Early on this Super Spectacular sets a formula and rarely deviates from it. Opening with a reunion between Scott Snyder and Jock, the oversized annual kicks off with the very Tales from the Crypt-inspired "Scars." Focusing on a therapist tasked with rehabbing Joker victims, this Snyder and Jock double-act takes the novel premise and then slowly twists the narrative screws on the reader. It twists so much, in fact, that it disproves its own thesis that the Joker is "just a very, very smart man" and renders him as the sort of darkly magical murder-monster that we all think him to be.
From there, most of the remaining stories play with this same sort of set-up, some more obviously than others. Your mileage may vary on schticks like the pitch-black comedy of Tom Taylor and Eduardo Risso's "Birthday Bugs," which finds the Joker playing party clown to a troubled boy all in the goal of intimidating his henchmen father back into service. Or Denny O'Neil and Jose Luis Garcia-Lopez's "Introducing the Dove Corps" which puts an engaging, darkly hilarious spin on 80’s era Joker, casting him as a "non-violent peace-keeper" packing an itching powder flamethrower to free a group of hostages backed by the United Nations. This story in particular brings a nice sense of old-school style to the annual, fully leaning into both the era it is portraying and the visual language of this version of the Joker.
Unfortunately, none of the other stories seem to aspire to be more than just "okay." Gary Whitta, Greg Miller, and Dan Mora’s "Kill the Batman" feels like a really long walk to a not-that-funny comedy beat wrapped in some fun, Batman: The Animated Series-inspired artwork. Paul Dini and Riley Rossmo's "The Last Smile" slaps at a poignant, introspective look at what the Joker actually fears, but never fully commits to its own bit until it's finally over and we're forced to move on from living in the moments it just posited. Peter J. Tomasi and Simone Bianchi even try to give the Joker his own Arkham Asylum moment with "The War Within" which adds a sort of heavy metal poetry thanks to Tomasi's staccato writing style and Bianchi's heavy, brooding pen. But regrettably, none of it really sticks beyond taking just another setup akin to the opening story.

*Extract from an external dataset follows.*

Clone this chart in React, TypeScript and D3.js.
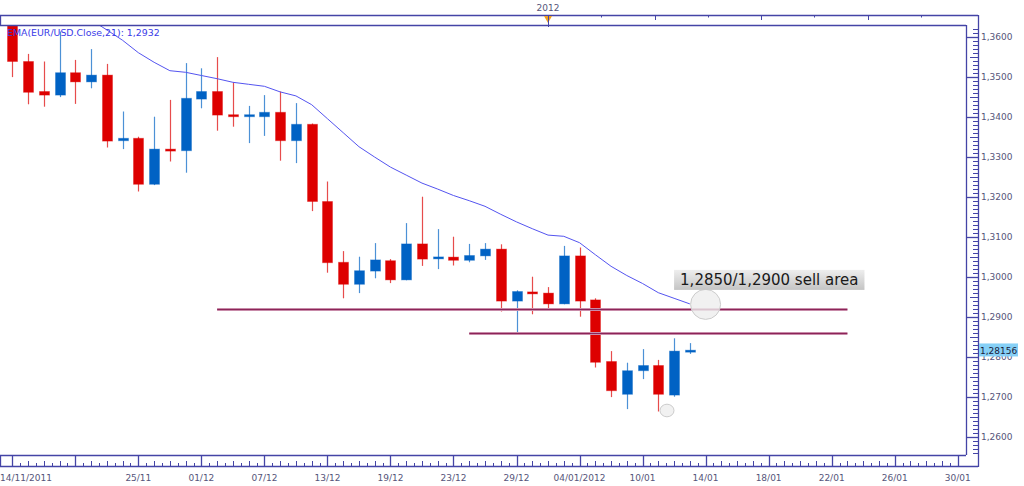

Most damning of all is James Tynion IV, Mikel Janin, and Jordie Bellaire's introduction to new villain foil Punchline in "What Comes After a Joke?". Though the whole story has a clean look and clear expressiveness in its character models, the script is fairly groan-inducing - especially once you start realizing that the whole idea behind Punchline seems to be "disenfranchised Zoomer Harley Quinn" - which in today's moment is nowhere near as funny or engaging as DC might hope. To be honest, it calls to mind some of the most boneheaded moments of Nick Spencer's Captain America run and its ill-conceived, Gen Z-flavored "How do you do, Fellow Kids?" villains. As a result, the "can't-miss" story of this annual is precisely the opposite - totally skippable.
So while occasionally this annual has a spark of style and fun, The Joker 80th Anniversary 100-Page Super Spectacular #1 largely amounts to no great shakes. Though the novelty of seeing some iconic creators return to DC and Gotham City might be enough for some fans, The Joker 80th Anniversary 100-Page Super Spectacular #1 doesn't hold much that would be of value to casual readers.